* _What the task asks_:
Return the lines that follow, exactly as they appear, from the first through the one containing "consequent_se = [0.011, 0.011, 0.013]"; no pictures are to be included.

* _Exercise material_:
- - -
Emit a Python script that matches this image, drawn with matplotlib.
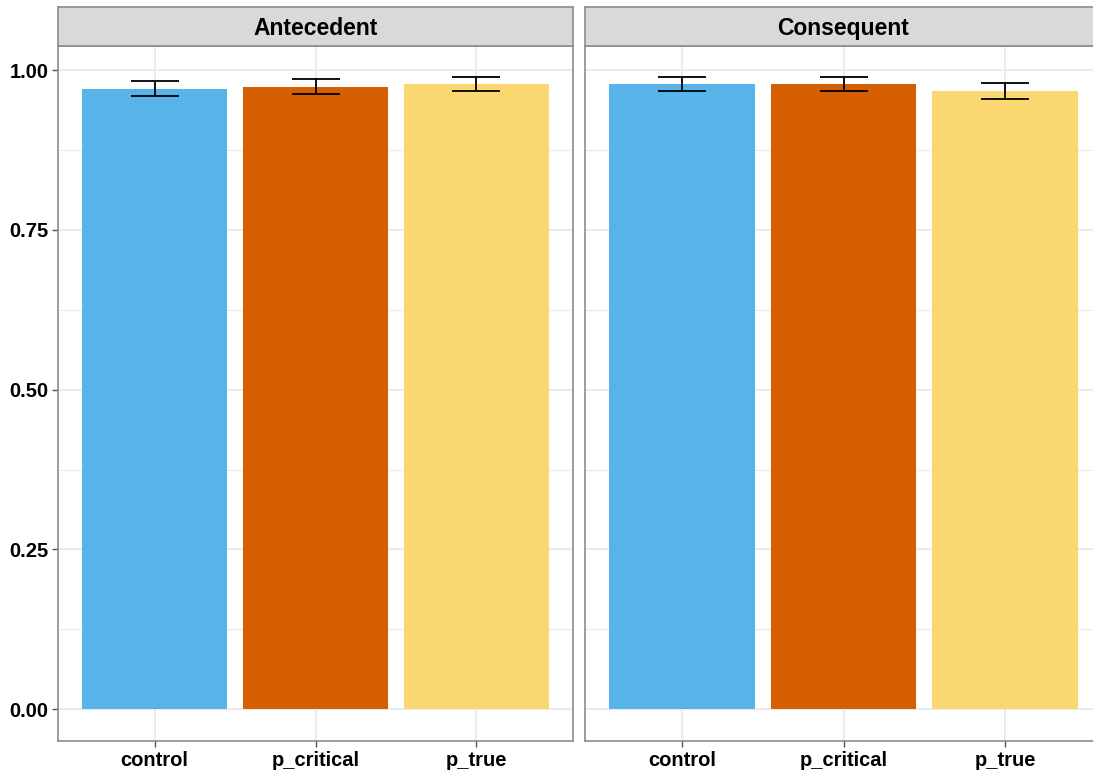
import matplotlib

matplotlib.use("Agg")
import matplotlib.pyplot as plt
import numpy as np

plt.rcParams["font.family"] = ["Liberation Sans", "DejaVu Sans"]

# accuracy per condition, one facet per position
conditions = ["control", "p_critical", "p_true"]
facets = ["Antecedent", "Consequent"]
antecedent_mean = [0.971, 0.974, 0.978]
antecedent_se = [0.0115, 0.0115, 0.011]
consequent_mean = [0.978, 0.978, 0.967]
consequent_se = [0.011, 0.011, 0.013]

COLORS = ["#56B4E9", "#D55E00", "#FAD86F"]
GRID = "#EBEBEB"
BORDER = "#8C8C8C"

W, H = 1093, 773
fig = plt.figure(figsize=(W / 100, H / 100), dpi=100)


def px_box(left, top, right, bottom):
    return [left / W, 1 - bottom / H, (right - left) / W, (bottom - top) / H]


# second panel runs a little past the right edge of the canvas
panels = [(58, 573), (585, 1102)]
means = [antecedent_mean, consequent_mean]
ses = [antecedent_se, consequent_se]
yticks = [0.0, 0.25, 0.5, 0.75, 1.0]

for i, ((left, right), title) in enumerate(zip(panels, facets)):
    ax = fig.add_axes(px_box(left, 46, right, 741))
    x = np.arange(1, len(conditions) + 1)
    ax.bar(x, means[i], width=0.9, color=COLORS, zorder=2)
    ax.errorbar(x, means[i], yerr=ses[i], fmt="none", ecolor="black",
                elinewidth=1.3, capsize=17, capthick=1.3, zorder=3)

    ax.set_xlim(0.4, 3.6)
    ax.set_ylim(-0.0496, 1.0376)
    ax.set_xticks(x)
    ax.set_xticklabels(conditions, fontsize=14.5, fontweight="bold")
    ax.set_yticks(yticks)
    ax.set_yticks([0.125, 0.375, 0.625, 0.875], minor=True)
    if i == 0:
        ax.set_yticklabels([f"{v:.2f}" for v in yticks], fontsize=14.5, fontweight="bold")
    else:
        ax.tick_params(axis="y", which="both", left=False, labelleft=False)

    ax.grid(True, which="major", color=GRID, linewidth=1.5, zorder=0)
    ax.grid(True, which="minor", axis="y", color=GRID, linewidth=0.8, zorder=0)
    ax.set_axisbelow(True)
    ax.tick_params(axis="both", which="major", length=4, width=1, color="#555555", pad=3)
    ax.tick_params(axis="y", which="minor", length=0)
    for s in ax.spines.values():
        s.set_color(BORDER)
        s.set_linewidth(1.2)

    # facet strip
    strip = fig.add_axes(px_box(left, 7, right, 46))
    strip.set_facecolor("#D9D9D9")
    strip.set_xticks([])
    strip.set_yticks([])
    for s in strip.spines.values():
        s.set_color(BORDER)
        s.set_linewidth(1.2)
    strip.text(0.5, 0.45, title, ha="center", va="center",
               fontsize=16.5, fontweight="bold", transform=strip.transAxes)

fig.savefig("out.png", dpi=100)
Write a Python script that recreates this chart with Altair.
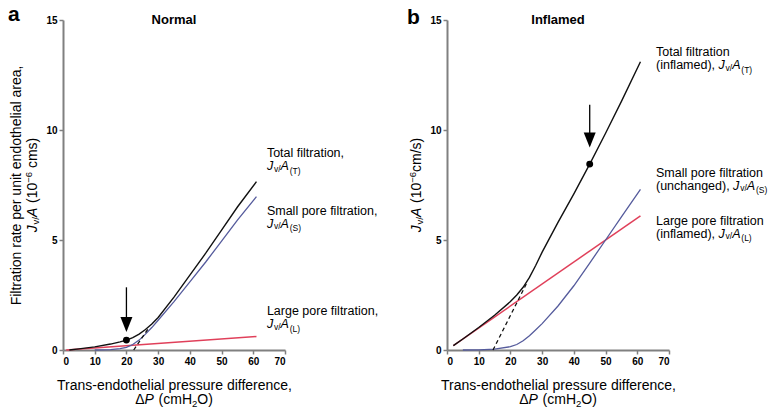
import altair as alt
import pandas as pd

FONT = "Liberation Sans"

# ---------------- data: panel a (Normal) ----------------
a_total_dp = [2, 5, 10, 15, 18, 20, 22, 24, 26, 28, 30, 35, 40, 45, 50, 55, 61]
a_total_jv = [0.0, 0.05, 0.14, 0.27, 0.37, 0.45, 0.56, 0.72, 0.93, 1.18, 1.48, 2.4, 3.4, 4.4, 5.45, 6.5, 7.65]
a_small_dp = [10, 15, 18, 20, 22, 24, 26, 28, 30, 35, 40, 45, 50, 55, 61]
a_small_jv = [0.0, 0.02, 0.06, 0.12, 0.25, 0.45, 0.72, 1.02, 1.35, 2.2, 3.1, 4.0, 4.95, 5.9, 6.97]
a_large_dp = [1, 61]
a_large_jv = [0.0, 0.61]
a_dash_dp = [22.3, 27]
a_dash_jv = [0.0, 1.0]
a_point_dp = [20]
a_point_jv = [0.45]
a_arrow_dp = [20]
a_arrow_top = [2.85]
a_arrow_tip = [0.82]

# ---------------- data: panel b (Inflamed) ----------------
b_total_dp = [2, 5, 10, 15, 20, 22, 24, 26, 28, 30, 35, 40, 45, 50, 55, 61]
b_total_jv = [0.2, 0.5, 1.02, 1.58, 2.2, 2.5, 2.85, 3.3, 3.85, 4.45, 5.8, 7.1, 8.45, 9.85, 11.3, 13.1]
b_small_dp = [5, 10, 15, 20, 22, 24, 26, 28, 30, 35, 40, 45, 50, 55, 61]
b_small_jv = [0.0, 0.01, 0.04, 0.15, 0.25, 0.42, 0.65, 0.92, 1.2, 2.0, 2.92, 3.95, 5.0, 6.05, 7.3]
b_large_dp = [2, 61]
b_large_jv = [0.2, 6.1]
b_dash_dp = [14.5, 25]
b_dash_jv = [0.0, 3.0]
b_point_dp = [45]
b_point_jv = [8.45]
b_arrow_dp = [45]
b_arrow_top = [11.15]
b_arrow_tip = [9.21]

x_ticks = [0, 10, 20, 30, 40, 50, 60, 70]
y_ticks = [0, 5, 10, 15]

# ---------------- layout constants ----------------
W, H = 222, 330
SPACING = 162
LBL = 12.5      # annotation font size
SUB = 8.5       # subscript size
TTL = 14        # axis title size
TSUB = 9.5

COL_T = "#111111"
COL_S = "#555b9c"
COL_L = "#e0405a"

# Arial / Liberation Sans advance widths (per 1000 em)
ADV = {' ': 278, '(': 333, ')': 333, ',': 278, '/': 278, '-': 333, '\u2212': 584,
       'A': 667, 'J': 500, 'L': 556, 'S': 667, 'T': 611, 'P': 667, 'O': 778, 'H': 722,
       '\u0394': 668, 'a': 556, 'c': 500, 'd': 556, 'e': 556, 'f': 278, 'g': 556,
       'h': 556, 'i': 222, 'l': 222, 'm': 833, 'n': 556, 's': 500, 'u': 556, 'v': 500}
for _d in "0123456789":
    ADV[_d] = 556


def tw(s, size):
    return sum(ADV.get(c, 556) for c in s) / 1000.0 * size


def frag_layers(x, y, frags, xenc, yenc, center=False, dx0=0.0, dy0=0.0, angle=0):
    """frags: list of (text, size, italic, dy); italic pieces get a small extra gap"""
    def adv(t, s, ital):
        return tw(t, s) + (0.8 if ital else 0.0)
    total = sum(adv(t, s, i) for t, s, i, _ in frags)
    cur = dx0 - total / 2.0 if center else dx0
    out = []
    for t, s, ital, dy in frags:
        lead = len(t) - len(t.lstrip(' '))
        cur += tw(' ' * lead, s)
        body = t.strip(' ')
        df = pd.DataFrame({"x": [x], "y": [y], "t": [body]})
        kw = dict(align="left", baseline="alphabetic", dx=round(cur, 2),
                  dy=round(dy0 + dy, 2), fontSize=s, font=FONT, color="black")
        if ital:
            kw["fontStyle"] = "italic"
        if angle:
            kw["angle"] = angle
        out.append(alt.Chart(df).mark_text(**kw).encode(x=xenc, y=yenc, text="t:N"))
        cur += adv(t[lead:], s, ital)
    return out


def jva(prefix, sub, size=LBL, small=SUB):
    fr = []
    if prefix:
        fr.append((prefix, size, False, 0))
    fr += [("J", size, True, 0), ("v/", small, False, 1.5),
           ("A", size, True, 0), (sub, small, False, 3.5)]
    return fr


def line(dp, jv, color, width, xenc, yenc, dash=None):
    df = pd.DataFrame({"x": dp, "y": jv})
    kw = dict(color=color, strokeWidth=width)
    if dash:
        kw["strokeDash"] = dash
    return alt.Chart(df).mark_line(**kw).encode(x=xenc, y=yenc)


def panel(letter, title, total, small, large, dash, point, arrow, labels, ytitle1, ytitle2, letter_dx, letter_dy):
    xs = alt.Scale(domain=[0, 70], nice=False, zero=True)
    ys = alt.Scale(domain=[0, 15], nice=False, zero=True)
    xaxis = alt.Axis(values=x_ticks, title="Trans-endothelial pressure difference,",
                     titleX=W / 2, titleY=39, titleAlign="center", titleBaseline="alphabetic",
                     titleFontSize=TTL, titleFontWeight="normal", titleFont=FONT, titleColor="black")
    if ytitle1:
        yaxis = alt.Axis(values=y_ticks, title=ytitle1, titleX=-47, titleY=H / 2, titleAngle=270,
                         titleAlign="center", titleBaseline="middle", titleFontSize=TTL,
                         titleFontWeight="normal", titleFont=FONT, titleColor="black")
    else:
        yaxis = alt.Axis(values=y_ticks, title=None)
    xenc = alt.X("x:Q", scale=xs, axis=xaxis)
    yenc = alt.Y("y:Q", scale=ys, axis=yaxis)

    layers = [
        line(large[0], large[1], COL_L, 1.5, xenc, yenc),
        line(small[0], small[1], COL_S, 1.3, xenc, yenc),
        line(dash[0], dash[1], COL_T, 1.3, xenc, yenc, dash=[4, 3]),
        line(total[0], total[1], COL_T, 1.4, xenc, yenc),
    ]
    # dot
    layers.append(alt.Chart(pd.DataFrame({"x": point[0], "y": point[1]}))
                  .mark_circle(size=48, color="black", opacity=1).encode(x=xenc, y=yenc))
    # arrow
    adf = pd.DataFrame({"x": arrow[0], "y": arrow[1], "y2": [v + 0.1 for v in arrow[2]]})
    layers.append(alt.Chart(adf).mark_rule(color="black", strokeWidth=1.3)
                  .encode(x=xenc, y=yenc, y2="y2:Q"))
    tdf = pd.DataFrame({"x": arrow[0], "y": arrow[2]})
    layers.append(alt.Chart(tdf).mark_point(shape="M-0.8,-2L0.8,-2L0,0Z", filled=True, size=225,
                                            color="black", opacity=1, strokeWidth=0)
                  .encode(x=xenc, y=yenc))
    # panel letter and title
    layers.append(alt.Chart(pd.DataFrame({"x": [0], "y": [15], "t": [letter]}))
                  .mark_text(align="left", baseline="alphabetic", dx=letter_dx, dy=letter_dy,
                             fontSize=21, fontWeight="bold", font=FONT, color="black")
                  .encode(x=xenc, y=yenc, text="t:N"))
    layers.append(alt.Chart(pd.DataFrame({"x": [35], "y": [15], "t": [title]}))
                  .mark_text(align="center", baseline="alphabetic", dy=4,
                             fontSize=13, fontWeight="bold", font=FONT, color="black")
                  .encode(x=xenc, y=yenc, text="t:N"))
    # curve labels
    for lx, ly, frags in labels:
        layers += frag_layers(lx, ly, frags, xenc, yenc)
    # x title line 2
    layers += frag_layers(35, 0, [("\u0394", TTL, False, 0), ("P", TTL, True, 0), (" (cmH", TTL, False, 0),
                                  ("2", TSUB, False, 3), ("O)", TTL, False, 0)],
                          xenc, yenc, center=True, dy0=54)
    # y title line 2 (rotated)
    layers += frag_layers(0, 7.5, ytitle2, xenc, yenc, center=True, dy0=-26, angle=270)
    return alt.layer(*layers).properties(width=W, height=H)


labels_a = [
    (64.3, 8.76, [("Total filtration,", LBL, False, 0)]),
    (64.3, 8.17, jva("", "(T)")),
    (64.3, 6.15, [("Small pore filtration,", LBL, False, 0)]),
    (64.3, 5.56, jva("", "(S)")),
    (64.3, 1.57, [("Large pore filtration,", LBL, False, 0)]),
    (64.3, 0.98, jva("", "(L)")),
]
labels_b = [
    (65.9, 13.35, [("Total filtration", LBL, False, 0)]),
    (65.9, 12.76, jva("(inflamed), ", "(T)")),
    (65.9, 7.88, [("Small pore filtration", LBL, False, 0)]),
    (65.9, 7.29, jva("(unchanged), ", "(S)")),
    (65.9, 5.69, [("Large pore filtration", LBL, False, 0)]),
    (65.9, 5.10, jva("(inflamed), ", "(L)")),
]

ytitle_a = [("J", TTL, True, 0), ("v/", TSUB, False, 2), ("A", TTL, True, 0), (" (10", TTL, False, 0),
            ("\u22126", TSUB, False, -5), (" cms)", TTL, False, 0)]
ytitle_b = [("J", TTL, True, 0), ("v/", TSUB, False, 2), ("A", TTL, True, 0), (" (10", TTL, False, 0),
            ("\u22126", TSUB, False, -5), ("cm/s)", TTL, False, 0)]

pa = panel("a", "Normal",
           (a_total_dp, a_total_jv), (a_small_dp, a_small_jv), (a_large_dp, a_large_jv),
           (a_dash_dp, a_dash_jv), (a_point_dp, a_point_jv),
           (a_arrow_dp, a_arrow_top, a_arrow_tip), labels_a,
           "Filtration rate per unit endothelial area,", ytitle_a, -55, 1)
pb = panel("b", "Inflamed",
           (b_total_dp, b_total_jv), (b_small_dp, b_small_jv), (b_large_dp, b_large_jv),
           (b_dash_dp, b_dash_jv), (b_point_dp, b_point_jv),
           (b_arrow_dp, b_arrow_top, b_arrow_tip), labels_b,
           None, ytitle_b, -40, 4)

chart = (alt.hconcat(pa, pb, spacing=SPACING, bounds="flush")
         .properties(padding={"top": -4, "left": 0, "right": 0, "bottom": 0})
         .configure_view(strokeWidth=0)
         .configure_axis(grid=False, domainColor="#808080", domainWidth=2, tickColor="#808080",
                         tickWidth=1.5, tickSize=4, labelFont=FONT, labelFontWeight="bold",
                         labelFontSize=10, labelColor="black", labelPadding=2))

chart.save("out.html", embed_options={"renderer": "svg", "actions": False})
- - -
* _In response_:
Emit a Python script that matches this image, drawn with matplotlib.
import matplotlib

matplotlib.use("Agg")
import matplotlib.pyplot as plt
import numpy as np

plt.rcParams["font.family"] = ["Liberation Sans", "DejaVu Sans"]

# accuracy per condition, one facet per position
conditions = ["control", "p_critical", "p_true"]
facets = ["Antecedent", "Consequent"]
antecedent_mean = [0.971, 0.974, 0.978]
antecedent_se = [0.0115, 0.0115, 0.011]
consequent_mean = [0.978, 0.978, 0.967]
consequent_se = [0.011, 0.011, 0.013]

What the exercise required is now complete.